Нина разошлась с картофельным носом и больше замуж не выходила. Живет
в Санкт-Петербурге, несколько лет назад стала бабушкой, но плохой. Выглядит
прекрасно.
Марианна каждый год в один и тот же день приходит в плавучий ресторан
«Форель», пьет шампанское с апельсинами и заказывает песню про «настоящего
полковника».
Вероника сидит в тюрьме: патологически ревнивый сургутский грек Шахматиани
не простил ей измены и заложил бывшую подружку с хранением наркотиков,
которые сам же ей во влагалище и засунул.
Сабрина заменила в роли бандерши павшую на поле брани Жоржетту, фирма
процветает, и это никого не должно удивлять, потому что братская дружба
народов разных стран сильнее всего крепнет во время полового акта.
Полковник Пиздюренко окончательно съехал с исторической Родины и перебрался
на постоянное место жизни на Гавайи.

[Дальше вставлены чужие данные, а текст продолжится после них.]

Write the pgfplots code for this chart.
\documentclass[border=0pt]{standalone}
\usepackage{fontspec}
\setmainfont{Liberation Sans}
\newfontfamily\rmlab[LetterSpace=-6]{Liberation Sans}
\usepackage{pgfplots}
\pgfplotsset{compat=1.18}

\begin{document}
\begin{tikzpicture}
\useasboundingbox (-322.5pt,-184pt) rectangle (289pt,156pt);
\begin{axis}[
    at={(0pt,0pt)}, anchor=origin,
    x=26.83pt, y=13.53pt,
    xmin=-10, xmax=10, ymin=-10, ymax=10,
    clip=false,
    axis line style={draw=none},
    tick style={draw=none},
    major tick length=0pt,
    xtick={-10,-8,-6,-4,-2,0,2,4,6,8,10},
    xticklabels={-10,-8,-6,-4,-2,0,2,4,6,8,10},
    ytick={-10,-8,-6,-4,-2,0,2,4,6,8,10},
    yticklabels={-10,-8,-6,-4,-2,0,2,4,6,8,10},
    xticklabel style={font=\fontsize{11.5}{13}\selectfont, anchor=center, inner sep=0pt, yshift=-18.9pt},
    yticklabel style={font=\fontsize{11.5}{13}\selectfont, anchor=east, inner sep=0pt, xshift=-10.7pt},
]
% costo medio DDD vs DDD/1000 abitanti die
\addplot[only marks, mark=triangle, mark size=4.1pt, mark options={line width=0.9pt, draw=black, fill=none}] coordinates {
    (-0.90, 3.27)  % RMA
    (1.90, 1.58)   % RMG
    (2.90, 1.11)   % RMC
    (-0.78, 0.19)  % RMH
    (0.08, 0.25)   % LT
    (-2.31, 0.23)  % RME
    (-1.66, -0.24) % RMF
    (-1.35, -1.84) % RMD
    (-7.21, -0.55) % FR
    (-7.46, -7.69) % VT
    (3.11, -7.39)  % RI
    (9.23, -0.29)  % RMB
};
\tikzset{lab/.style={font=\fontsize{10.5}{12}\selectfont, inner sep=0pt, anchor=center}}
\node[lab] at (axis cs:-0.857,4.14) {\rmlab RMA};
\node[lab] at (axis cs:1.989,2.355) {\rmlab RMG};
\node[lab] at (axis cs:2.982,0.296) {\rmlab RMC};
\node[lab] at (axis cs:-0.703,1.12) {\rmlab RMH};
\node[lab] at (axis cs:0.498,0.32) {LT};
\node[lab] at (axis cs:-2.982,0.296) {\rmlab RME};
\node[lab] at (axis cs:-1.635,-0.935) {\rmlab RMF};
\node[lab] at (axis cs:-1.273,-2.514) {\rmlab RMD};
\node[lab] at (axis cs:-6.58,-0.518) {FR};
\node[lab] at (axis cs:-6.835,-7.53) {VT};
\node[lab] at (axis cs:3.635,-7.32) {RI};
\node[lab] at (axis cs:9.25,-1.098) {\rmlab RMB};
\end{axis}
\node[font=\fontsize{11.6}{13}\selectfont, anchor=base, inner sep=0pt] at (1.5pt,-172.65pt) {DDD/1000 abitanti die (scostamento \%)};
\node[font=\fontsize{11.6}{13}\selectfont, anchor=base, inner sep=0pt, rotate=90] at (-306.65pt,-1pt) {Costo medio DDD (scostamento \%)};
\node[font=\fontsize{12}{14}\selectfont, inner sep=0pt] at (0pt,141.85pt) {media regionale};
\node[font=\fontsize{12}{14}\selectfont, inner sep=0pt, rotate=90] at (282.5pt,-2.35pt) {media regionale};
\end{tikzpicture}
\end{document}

Под его руководством и при непосредственном
личном участии гавайцы построили железобетонный фаллос, высота которого
на 157 метров превышает высоту Останкинской телебашни. В тени фаллоса топчется
скромная избушка на курьих ножках, причем всегда и ко всем она повернута
задом. В избушке перед стеной из телемониторов сидит неувядающий полковник
и плетет сети всемирного зла. Ж\б фаллос служит ему верой и правдой в качестве:
а\. символа несгибаемой мощи и силы;
б\. антенны космической связи;
в\. десятиступенчатой ракеты на случай аварийной эвакуации в созвездие
Близнецов;
г\. пятизвездного отеля для размещения паломников голубой веры;
д\. путеводного маяка, чья раскаленная докрасна головка указывает людям
доброй воли на истинные ценности в мире, где любые ценности обесцениваются
раньше, чем высохнет краска на ценнике.
Карине Май сделал трепанацию черепа: удалил мозжечок, гипофиз и еще
половину лишнего. Теперь она инвалид перестройки. Воспитывает кота Чернозема.

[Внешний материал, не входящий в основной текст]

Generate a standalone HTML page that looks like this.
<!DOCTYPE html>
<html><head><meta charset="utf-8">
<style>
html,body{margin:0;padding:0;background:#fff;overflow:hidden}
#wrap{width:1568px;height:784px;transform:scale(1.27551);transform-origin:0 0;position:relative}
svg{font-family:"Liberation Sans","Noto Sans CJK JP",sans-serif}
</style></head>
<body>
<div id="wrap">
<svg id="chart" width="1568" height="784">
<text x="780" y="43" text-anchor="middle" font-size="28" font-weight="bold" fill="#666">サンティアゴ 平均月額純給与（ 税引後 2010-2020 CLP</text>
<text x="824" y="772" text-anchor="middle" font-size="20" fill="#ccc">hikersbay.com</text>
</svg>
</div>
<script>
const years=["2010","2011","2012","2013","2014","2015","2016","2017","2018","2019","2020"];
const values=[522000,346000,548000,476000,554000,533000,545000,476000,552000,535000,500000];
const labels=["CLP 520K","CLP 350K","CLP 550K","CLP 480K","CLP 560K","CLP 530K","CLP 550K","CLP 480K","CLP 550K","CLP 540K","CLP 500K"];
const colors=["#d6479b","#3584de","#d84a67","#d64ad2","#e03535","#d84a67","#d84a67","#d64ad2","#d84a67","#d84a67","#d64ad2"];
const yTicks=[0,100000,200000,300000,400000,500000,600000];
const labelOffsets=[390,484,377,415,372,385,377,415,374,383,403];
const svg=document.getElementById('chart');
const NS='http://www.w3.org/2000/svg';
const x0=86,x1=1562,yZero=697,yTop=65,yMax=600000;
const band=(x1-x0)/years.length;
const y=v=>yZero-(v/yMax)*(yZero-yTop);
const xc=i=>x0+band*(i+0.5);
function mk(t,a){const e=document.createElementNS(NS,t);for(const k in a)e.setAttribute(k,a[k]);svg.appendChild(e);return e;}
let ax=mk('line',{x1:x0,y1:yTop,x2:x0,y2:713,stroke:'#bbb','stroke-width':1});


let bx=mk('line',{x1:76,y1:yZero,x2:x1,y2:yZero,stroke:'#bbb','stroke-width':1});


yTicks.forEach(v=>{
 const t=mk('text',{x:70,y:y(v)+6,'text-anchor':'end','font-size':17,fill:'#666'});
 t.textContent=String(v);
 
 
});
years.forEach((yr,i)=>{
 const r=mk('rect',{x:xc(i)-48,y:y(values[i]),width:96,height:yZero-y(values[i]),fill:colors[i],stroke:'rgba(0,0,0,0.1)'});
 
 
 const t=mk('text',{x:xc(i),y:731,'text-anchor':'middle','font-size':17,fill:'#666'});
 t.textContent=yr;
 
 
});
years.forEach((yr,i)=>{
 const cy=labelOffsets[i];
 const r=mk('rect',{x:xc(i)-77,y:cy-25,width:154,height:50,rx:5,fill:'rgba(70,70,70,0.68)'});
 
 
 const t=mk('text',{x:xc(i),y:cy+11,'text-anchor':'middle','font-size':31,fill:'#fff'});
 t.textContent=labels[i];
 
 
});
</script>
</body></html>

Май разбил «крузер», сломал ногу, но его выходила Соня. Они поженились,
нарожали кучу детишек и во время вылазок на материк оставляют их у нас.
Трахома с Катарактой продолжают святое дело борьбы борьбы с борьбой.
Места в Конторе вместо рассыпавшихся в прах ветеранов занимают новые —
с ветеранами у нас всегда был полный порядок. Трахома подрабатывает челноком:
ездит в Китай за черными тапочками-кунфуйками и торгует ими у памятника
Трубадуру.
Оксана Филаретовна вышла в отставку в звании подполковника медицинской
службы и сейчас работает в Краснодоне в частной стоматологической клинике.
Федор Моисеевич Кало сделал пластическую операцию и пошел по стопам
гитлеровских преступников в Аргентину. Держит пиздюренковский общак.
Манечка вышла замуж и выполнила свою историческую миссию, родив человека
новой эры по имени Вольдемар.
Себастьян простыл, чихает, сидит у телевизора и слушает пение певца
Мармеладзе про тяжелую судьбу девушек из высшего общества.
Лёля уехала на Угольную, где открывает очередной филиал своего пансионата
для социальной адаптации педагогически запущенных, психопатоидных и шизофренальных
детей новых русских.
А я, испытавший почти все, что может земной человек, живу в ожидании
прощальной старческой любви к четырнадцатилетней девочке Лёле-Лолите —
тоненькому, загорелому до черноты подростку с начинающей обретать женские
очертания фигурой, с большими серо-зелеными глазами и веснушками на носу...
P.S. Овчарка Маргарита просила написать, что западло на четвертом
году жизни так и не свести ее ни разу с приличным кобелем.